The Tiger’s Nest Monastery hangs on a cliff and stands above an enchanting forest of blue pines and rhododendrons. As this beautiful and very exceptional monastery is a sheer climb the hill (900 meters), a pony can be arranged for the ride up, but only until the cafeteria. From then on, it is another steep walk and some narrow stairs towards the monastery itself. The trail crosses a chapel of butter lamps and descends to a waterfall by the Snow Lion Cave. The view of the Paro valley from here on is breathtaking, and the atmosphere very holy, a place where every Bhutanese will want to come at least once in his/her life. The place where Guru Rinpoche brought Buddhism into Bhutan, arriving on the back of a tigress.
The temple is in the sacred rock, which was believed to have been blessed by Guru Rinpoche in the 8th century. Legend has it that Guru Rinpoche flew to this site on a tigress’ back to subdue a local demon. Thereafter, he meditated here for three months. Visiting Tiger’s Nest temple will be rewarded with a breathtaking view and ones in a lifetime memory.

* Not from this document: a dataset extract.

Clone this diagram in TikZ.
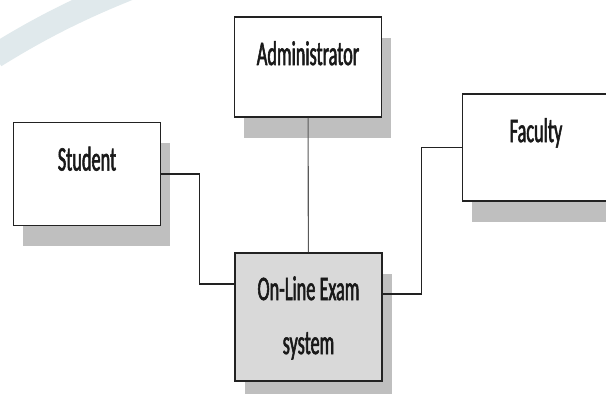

Taktshang and several temples in the area were burnt down in 1951 by fire accident but much of them remained intact and most of the relics were saved. Soon after, the, Taktshang was rebuilt by population of Tsento village. Again in April of 1998, a major fire destroyed the main structure of the building and its contents (some believe it to be arson). Reconstruction began in 2000 and was completed and consecrated after extensive efforts and financial support of Governments as well as donors.
According to the legend, the cave was named Taktshang, after Guru Rinpoche is said to flown here from Kurtoe Singye Dzong in eastern Bhutan on the back of a tigress. Guru Rinpoche then manifested into a wrathful form known as Guru Dorji Drolo to subdue the demons. The monastery is one of the main among thirteen Taktshangs, predicted to be built in the Buddhist world. The cliff on which Taktshang stands is also supposed to resemble a ritual dagger known as Phurpa. Next to Taktshang is a waterfall known as Shelkar Zar. This is believed to be the Drupchu (holy water) of one hundred thousand dakinis. Beside the water fall is the main seat of Guru Rinpoche on a rock where he preached to his consort Khando Yeshey Tshogyal. As a blessing, he gave his crystal rosaries to Khando Yeshey Tshogyal and thereafter the area came to be known as Shelkar Zar. On the left side of Shelkar Zar is a small meditation cave in which Khando Yeshey Tshogyal and Guru Rinpoche meditated. The stone seems to resembles a lion’s face and therefore the cave is known as Sengye Phug.